**Data entries:**
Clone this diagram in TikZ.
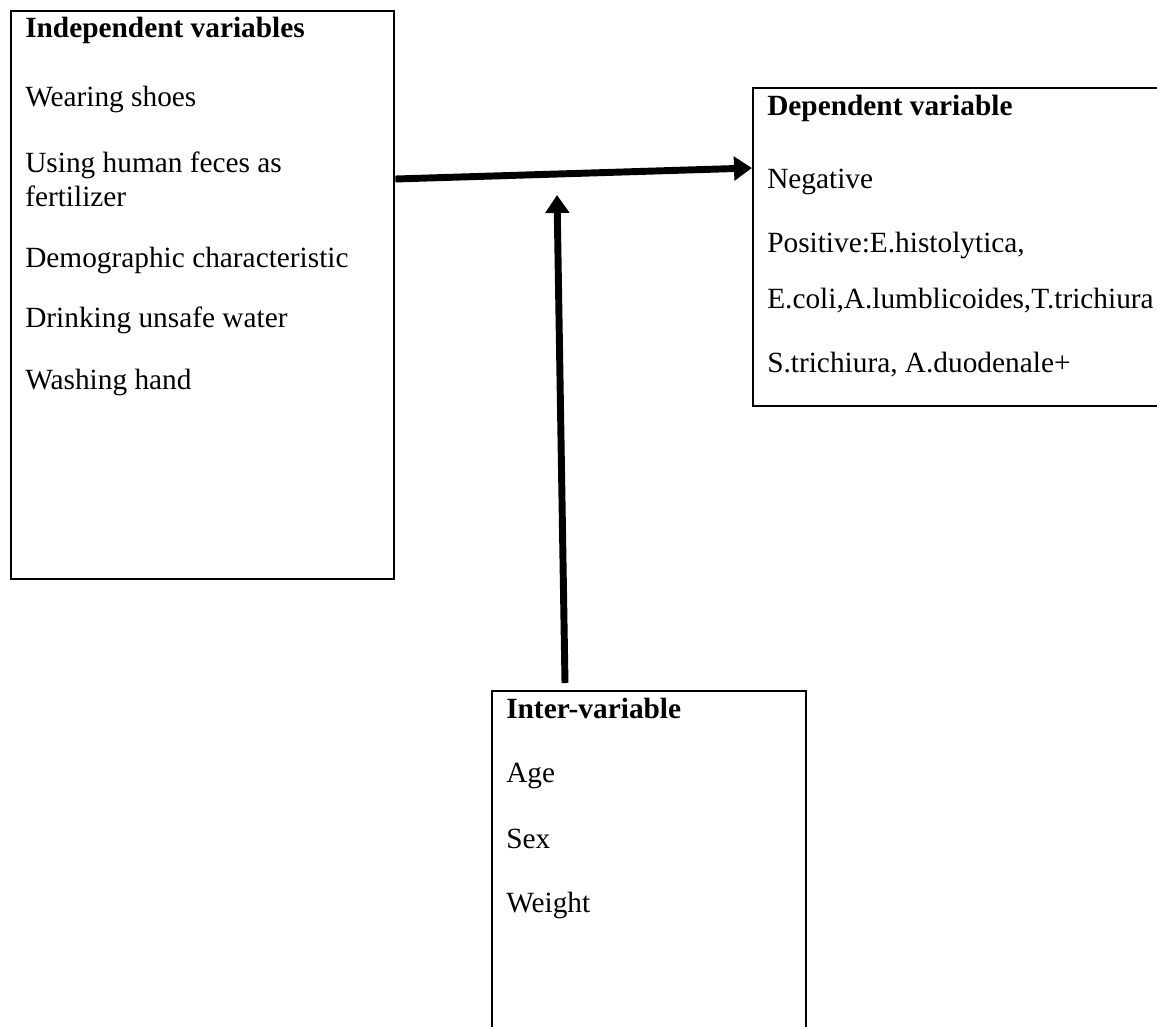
\documentclass[tikz,border=0pt]{standalone}
\usepackage{fontspec}
\setmainfont{Liberation Serif}
\usetikzlibrary{arrows.meta}
\begin{document}
\begin{tikzpicture}[x=0.75pt,y=-0.75pt,
  box/.style={draw=black,line width=1.8pt,inner sep=0pt,anchor=north west},
  txt/.style={anchor=base west,inner sep=0pt,font=\fontsize{22}{26}\selectfont},
  head/.style={txt,font=\fontsize{22}{26}\selectfont\bfseries},
  arrow/.style={line width=5.2pt,-{Triangle[length=13.5pt,width=17.5pt]}}]
\useasboundingbox (0,0) rectangle (1157,1026);
% boxes
\node[box,minimum width=383*0.75pt,minimum height=568*0.75pt] (indep) at (10,10) {};
\node[box,minimum width=420*0.75pt,minimum height=318*0.75pt] (dep) at (752,87) {};
\node[box,minimum width=314*0.75pt,minimum height=360*0.75pt] (inter) at (491,690) {};
% independent texts
\node[head] (i0) at (25,37) {Independent variables};
\node[txt] (i1) at (25,106) {Wearing shoes};
\node[txt] (i2) at (25,172) {Using human feces as};
\node[txt] (i3) at (25,206) {fertilizer};
\node[txt] (i4) at (25,267) {Demographic characteristic};
\node[txt] (i5) at (25,327) {Drinking unsafe water};
\node[txt] (i6) at (25,389) {Washing hand};
% dependent texts
\node[head] (d0) at (767,115) {Dependent variable};
\node[txt] (d1) at (767,188) {Negative};
\node[txt] (d2) at (767,252) {Positive:E.histolytica,};
\node[txt] (d3) at (767,308) {E.coli,A.lumblicoides,T.trichiura};
\node[txt] (d4) at (767,372) {S.trichiura, A.duodenale+};
% inter texts
\node[head] (n0) at (506,718) {Inter-variable};
\node[txt] (n1) at (506,782) {Age};
\node[txt] (n2) at (506,848) {Sex};
\node[txt] (n3) at (506,912) {Weight};
% connectors
\coordinate (a1) at (indep.east |- 0,179);
\coordinate (a2) at (dep.west |- 0,168);
\coordinate (b1) at (565,683);
\coordinate (b2) at (557,195);
\draw[arrow] (a1) -- (a2);
\draw[arrow] (b1) -- (b2);
\end{tikzpicture}
\end{document}
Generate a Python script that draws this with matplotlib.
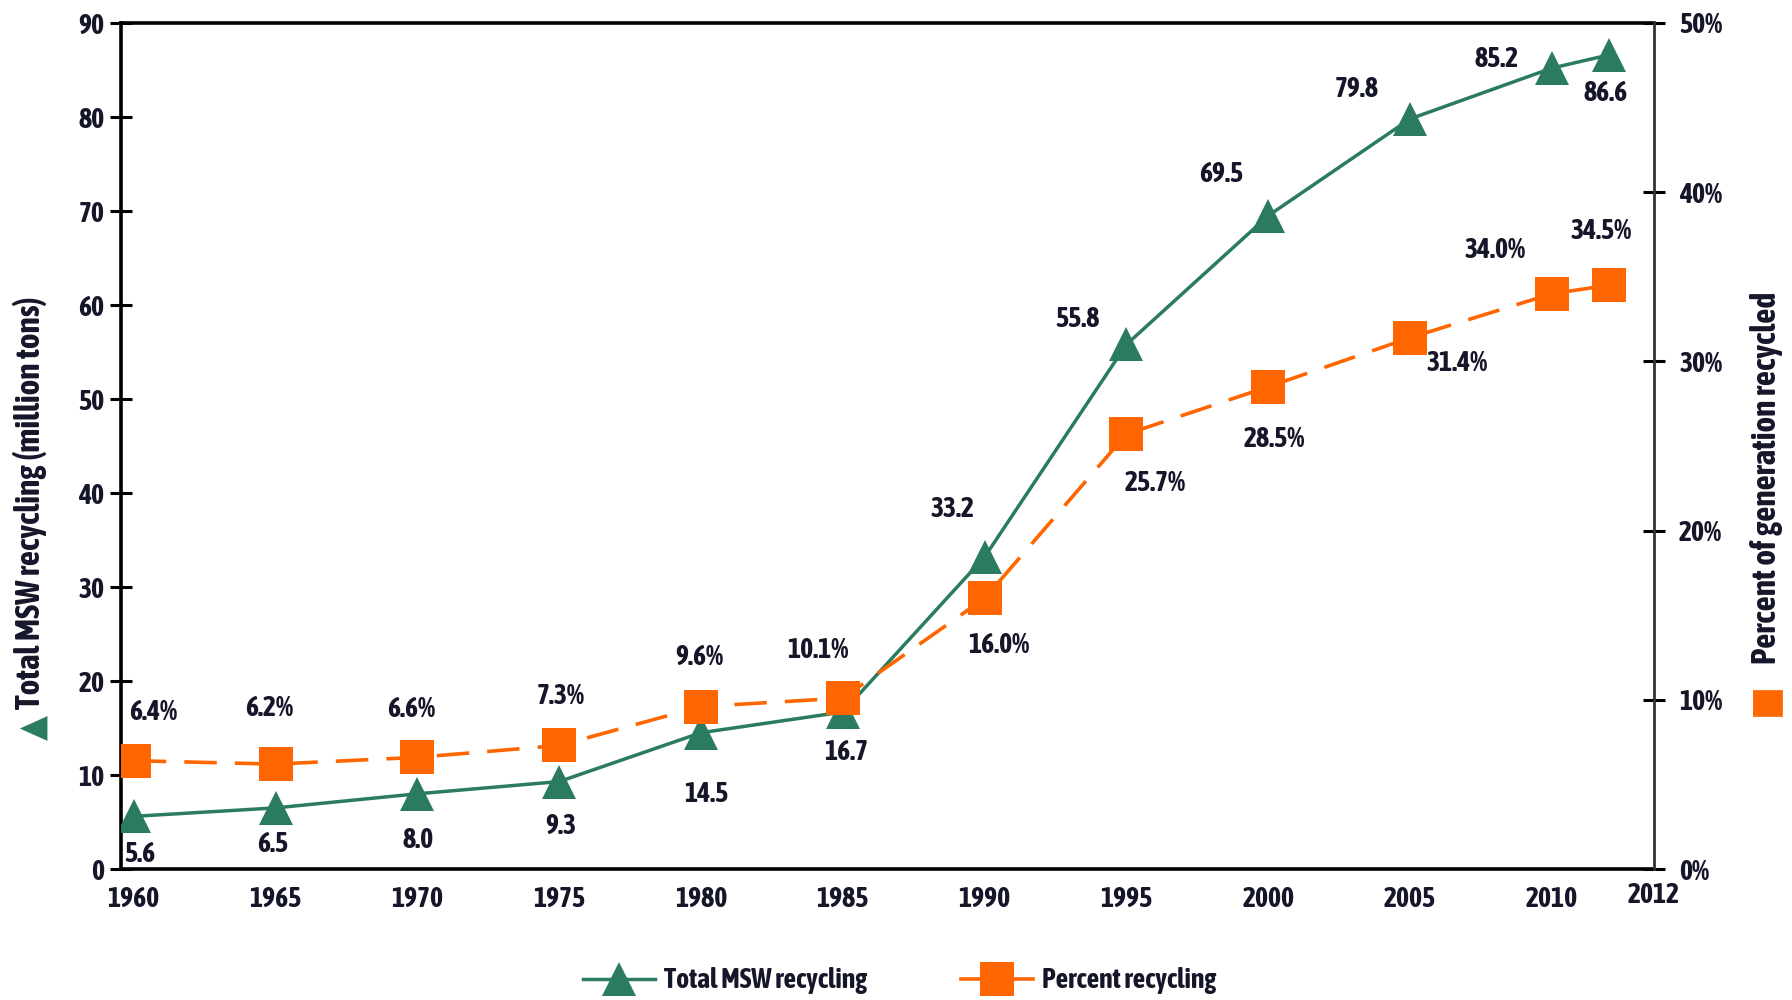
import matplotlib
matplotlib.use("Agg")
import matplotlib.pyplot as plt
from matplotlib import font_manager
from matplotlib.lines import Line2D
from matplotlib.ticker import FuncFormatter

# pick a narrow face (bold if possible) if there is one installed
fonts = [f for f in font_manager.fontManager.ttflist
         if "Narrow" in f.name or "Condensed" in f.name]
bold = [f.name for f in fonts if str(f.weight) in ("bold", "700", "600", "semibold", "demibold")]
names = bold or [f.name for f in fonts]
plt.rcParams["font.family"] = names[:1] + ["DejaVu Sans"]
plt.rcParams["font.stretch"] = "condensed"
plt.rcParams["font.weight"] = "bold"

years = [1960, 1965, 1970, 1975, 1980, 1985, 1990, 1995, 2000, 2005, 2010, 2012]
msw_tons = [5.6, 6.5, 8.0, 9.3, 14.5, 16.7, 33.2, 55.8, 69.5, 79.8, 85.2, 86.6]
pct_recycled = [6.4, 6.2, 6.6, 7.3, 9.6, 10.1, 16.0, 25.7, 28.5, 31.4, 34.0, 34.5]
tick_years = [1960, 1965, 1970, 1975, 1980, 1985, 1990, 1995, 2000, 2005, 2010]
last_tick_label = "2012"

# label offsets in pixels (dx, dy)
msw_offsets = [(6, -38), (-3, -37), (1, -47), (2, -45), (5, -62), (3, -40),
               (-32, 47), (-49, 25), (-47, 41), (-53, 29), (-55, 9), (-3, -39)]
pct_offsets = [(19, 48), (-6, 56), (-6, 48), (2, 49), (-2, 49), (-25, 48),
               (14, -47), (29, -49), (6, -53), (47, -26), (-57, 43), (-8, 54)]

GREEN = "#2b7b5e"
ORANGE = "#ff6600"
TEXT = "#16162a"
FS = 20

fig = plt.figure(figsize=(17.92, 10), dpi=100)
ax = fig.add_axes([0.0675, 0.131, 0.8555, 0.846])
ax2 = ax.twinx()

x_left, x_right = 1959.55, 2013.6

ax.plot(years, msw_tons, color=GREEN, lw=2.5, marker="^", markersize=24,
        markeredgewidth=0, zorder=3)
ax2.plot(years, pct_recycled, color=ORANGE, lw=2.6, dashes=(9, 5),
         marker="s", markersize=25, markeredgewidth=0, zorder=3)

for yr, v, (dx, dy) in zip(years, msw_tons, msw_offsets):
    ax.annotate(f"{v:.1f}", (yr, v), xytext=(dx, dy), textcoords="offset pixels",
                ha="center", va="center", fontsize=FS, color=TEXT)
for yr, v, (dx, dy) in zip(years, pct_recycled, pct_offsets):
    ax2.annotate(f"{v:.1f}%", (yr, v), xytext=(dx, dy), textcoords="offset pixels",
                 ha="center", va="center", fontsize=FS, color=TEXT)

ax.set_xlim(x_left, x_right)
ax.set_ylim(0, 90)
ax2.set_ylim(0, 50)
ax.set_yticks(range(0, 91, 10))
ax2.set_yticks(range(0, 51, 10))
ax2.yaxis.set_major_formatter(FuncFormatter(lambda v, p: f"{v:.0f}%"))

ax.set_xticks(tick_years + [x_right])
ax.set_xticklabels([str(y) for y in tick_years] + [last_tick_label])
ax.tick_params(axis="x", length=0, pad=12, labelsize=FS, labelcolor=TEXT)
ax.tick_params(axis="y", direction="inout", length=16, width=2.2, pad=4,
               labelsize=FS, labelcolor=TEXT)
ax2.tick_params(axis="y", direction="inout", length=16, width=2.2, pad=10,
                labelsize=FS, labelcolor=TEXT)
ax.get_xticklabels()[-1].set_y(0.004)

for sp in ["left", "bottom", "top"]:
    ax.spines[sp].set_linewidth(2.6)
    ax.spines[sp].set_color("black")
ax.spines["right"].set_visible(False)
for sp in ["left", "bottom", "top"]:
    ax2.spines[sp].set_visible(False)
ax2.spines["right"].set_linewidth(2.0)
ax2.spines["right"].set_color("#333333")

fig.text(0.0165, 0.497, "Total MSW recycling (million tons)", rotation=90,
         ha="center", va="center", fontsize=FS + 4, color=TEXT)
fig.text(0.0185, 0.272, "\u25B2", rotation=90, ha="center", va="center",
         fontsize=FS + 6, color=GREEN, family="DejaVu Sans")
fig.text(0.9855, 0.522, "Percent of generation recycled", rotation=90,
         ha="center", va="center", fontsize=FS + 4, color=TEXT)
fig.text(0.9845, 0.300, "\u25A0", rotation=90, ha="center", va="center",
         fontsize=FS + 8, color=ORANGE, family="DejaVu Sans")

handles = [
    Line2D([], [], color=GREEN, lw=2.5, marker="^", markersize=24, markeredgewidth=0),
    Line2D([], [], color=ORANGE, lw=2.6, marker="s", markersize=25, markeredgewidth=0),
]
fig.legend(handles, ["Total MSW recycling", "Percent recycling"], loc="center",
           bbox_to_anchor=(0.502, 0.019), ncol=2, frameon=False, fontsize=FS,
           handlelength=2.6, columnspacing=3.4, handletextpad=0.3,
           labelcolor=TEXT)

fig.savefig("out.png", dpi=100)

**Problem requirements:**
All of the data needs repeating exactly, but the pictures do not.

**Output of the task:**
Clone this diagram in TikZ.
\documentclass[tikz,border=0pt]{standalone}
\usepackage{fontspec}
\setmainfont{Liberation Serif}
\usetikzlibrary{arrows.meta}
\begin{document}
\begin{tikzpicture}[x=0.75pt,y=-0.75pt,
  box/.style={draw=black,line width=1.8pt,inner sep=0pt,anchor=north west},
  txt/.style={anchor=base west,inner sep=0pt,font=\fontsize{22}{26}\selectfont},
  head/.style={txt,font=\fontsize{22}{26}\selectfont\bfseries},
  arrow/.style={line width=5.2pt,-{Triangle[length=13.5pt,width=17.5pt]}}]
\useasboundingbox (0,0) rectangle (1157,1026);
% boxes
\node[box,minimum width=383*0.75pt,minimum height=568*0.75pt] (indep) at (10,10) {};
\node[box,minimum width=420*0.75pt,minimum height=318*0.75pt] (dep) at (752,87) {};
\node[box,minimum width=314*0.75pt,minimum height=360*0.75pt] (inter) at (491,690) {};
% independent texts
\node[head] (i0) at (25,37) {Independent variables};
\node[txt] (i1) at (25,106) {Wearing shoes};
\node[txt] (i2) at (25,172) {Using human feces as};
\node[txt] (i3) at (25,206) {fertilizer};
\node[txt] (i4) at (25,267) {Demographic characteristic};
\node[txt] (i5) at (25,327) {Drinking unsafe water};
\node[txt] (i6) at (25,389) {Washing hand};
% dependent texts
\node[head] (d0) at (767,115) {Dependent variable};
\node[txt] (d1) at (767,188) {Negative};
\node[txt] (d2) at (767,252) {Positive:E.histolytica,};
\node[txt] (d3) at (767,308) {E.coli,A.lumblicoides,T.trichiura};
\node[txt] (d4) at (767,372) {S.trichiura, A.duodenale+};
% inter texts
\node[head] (n0) at (506,718) {Inter-variable};
\node[txt] (n1) at (506,782) {Age};
\node[txt] (n2) at (506,848) {Sex};
\node[txt] (n3) at (506,912) {Weight};
% connectors
\coordinate (a1) at (indep.east |- 0,179);
\coordinate (a2) at (dep.west |- 0,168);
\coordinate (b1) at (565,683);
\coordinate (b2) at (557,195);
\draw[arrow] (a1) -- (a2);
\draw[arrow] (b1) -- (b2);
\end{tikzpicture}
\end{document}
Generate a Python script that draws this with matplotlib.
import matplotlib
matplotlib.use("Agg")
import matplotlib.pyplot as plt
from matplotlib import font_manager
from matplotlib.lines import Line2D
from matplotlib.ticker import FuncFormatter

# pick a narrow face (bold if possible) if there is one installed
fonts = [f for f in font_manager.fontManager.ttflist
         if "Narrow" in f.name or "Condensed" in f.name]
bold = [f.name for f in fonts if str(f.weight) in ("bold", "700", "600", "semibold", "demibold")]
names = bold or [f.name for f in fonts]
plt.rcParams["font.family"] = names[:1] + ["DejaVu Sans"]
plt.rcParams["font.stretch"] = "condensed"
plt.rcParams["font.weight"] = "bold"

years = [1960, 1965, 1970, 1975, 1980, 1985, 1990, 1995, 2000, 2005, 2010, 2012]
msw_tons = [5.6, 6.5, 8.0, 9.3, 14.5, 16.7, 33.2, 55.8, 69.5, 79.8, 85.2, 86.6]
pct_recycled = [6.4, 6.2, 6.6, 7.3, 9.6, 10.1, 16.0, 25.7, 28.5, 31.4, 34.0, 34.5]
tick_years = [1960, 1965, 1970, 1975, 1980, 1985, 1990, 1995, 2000, 2005, 2010]
last_tick_label = "2012"

# label offsets in pixels (dx, dy)
msw_offsets = [(6, -38), (-3, -37), (1, -47), (2, -45), (5, -62), (3, -40),
               (-32, 47), (-49, 25), (-47, 41), (-53, 29), (-55, 9), (-3, -39)]
pct_offsets = [(19, 48), (-6, 56), (-6, 48), (2, 49), (-2, 49), (-25, 48),
               (14, -47), (29, -49), (6, -53), (47, -26), (-57, 43), (-8, 54)]

GREEN = "#2b7b5e"
ORANGE = "#ff6600"
TEXT = "#16162a"
FS = 20

fig = plt.figure(figsize=(17.92, 10), dpi=100)
ax = fig.add_axes([0.0675, 0.131, 0.8555, 0.846])
ax2 = ax.twinx()

x_left, x_right = 1959.55, 2013.6

ax.plot(years, msw_tons, color=GREEN, lw=2.5, marker="^", markersize=24,
        markeredgewidth=0, zorder=3)
ax2.plot(years, pct_recycled, color=ORANGE, lw=2.6, dashes=(9, 5),
         marker="s", markersize=25, markeredgewidth=0, zorder=3)

for yr, v, (dx, dy) in zip(years, msw_tons, msw_offsets):
    ax.annotate(f"{v:.1f}", (yr, v), xytext=(dx, dy), textcoords="offset pixels",
                ha="center", va="center", fontsize=FS, color=TEXT)
for yr, v, (dx, dy) in zip(years, pct_recycled, pct_offsets):
    ax2.annotate(f"{v:.1f}%", (yr, v), xytext=(dx, dy), textcoords="offset pixels",
                 ha="center", va="center", fontsize=FS, color=TEXT)

ax.set_xlim(x_left, x_right)
ax.set_ylim(0, 90)
ax2.set_ylim(0, 50)
ax.set_yticks(range(0, 91, 10))
ax2.set_yticks(range(0, 51, 10))
ax2.yaxis.set_major_formatter(FuncFormatter(lambda v, p: f"{v:.0f}%"))

ax.set_xticks(tick_years + [x_right])
ax.set_xticklabels([str(y) for y in tick_years] + [last_tick_label])
ax.tick_params(axis="x", length=0, pad=12, labelsize=FS, labelcolor=TEXT)
ax.tick_params(axis="y", direction="inout", length=16, width=2.2, pad=4,
               labelsize=FS, labelcolor=TEXT)
ax2.tick_params(axis="y", direction="inout", length=16, width=2.2, pad=10,
                labelsize=FS, labelcolor=TEXT)
ax.get_xticklabels()[-1].set_y(0.004)

for sp in ["left", "bottom", "top"]:
    ax.spines[sp].set_linewidth(2.6)
    ax.spines[sp].set_color("black")
ax.spines["right"].set_visible(False)
for sp in ["left", "bottom", "top"]:
    ax2.spines[sp].set_visible(False)
ax2.spines["right"].set_linewidth(2.0)
ax2.spines["right"].set_color("#333333")

fig.text(0.0165, 0.497, "Total MSW recycling (million tons)", rotation=90,
         ha="center", va="center", fontsize=FS + 4, color=TEXT)
fig.text(0.0185, 0.272, "\u25B2", rotation=90, ha="center", va="center",
         fontsize=FS + 6, color=GREEN, family="DejaVu Sans")
fig.text(0.9855, 0.522, "Percent of generation recycled", rotation=90,
         ha="center", va="center", fontsize=FS + 4, color=TEXT)
fig.text(0.9845, 0.300, "\u25A0", rotation=90, ha="center", va="center",
         fontsize=FS + 8, color=ORANGE, family="DejaVu Sans")

handles = [
    Line2D([], [], color=GREEN, lw=2.5, marker="^", markersize=24, markeredgewidth=0),
    Line2D([], [], color=ORANGE, lw=2.6, marker="s", markersize=25, markeredgewidth=0),
]
fig.legend(handles, ["Total MSW recycling", "Percent recycling"], loc="center",
           bbox_to_anchor=(0.502, 0.019), ncol=2, frameon=False, fontsize=FS,
           handlelength=2.6, columnspacing=3.4, handletextpad=0.3,
           labelcolor=TEXT)

fig.savefig("out.png", dpi=100)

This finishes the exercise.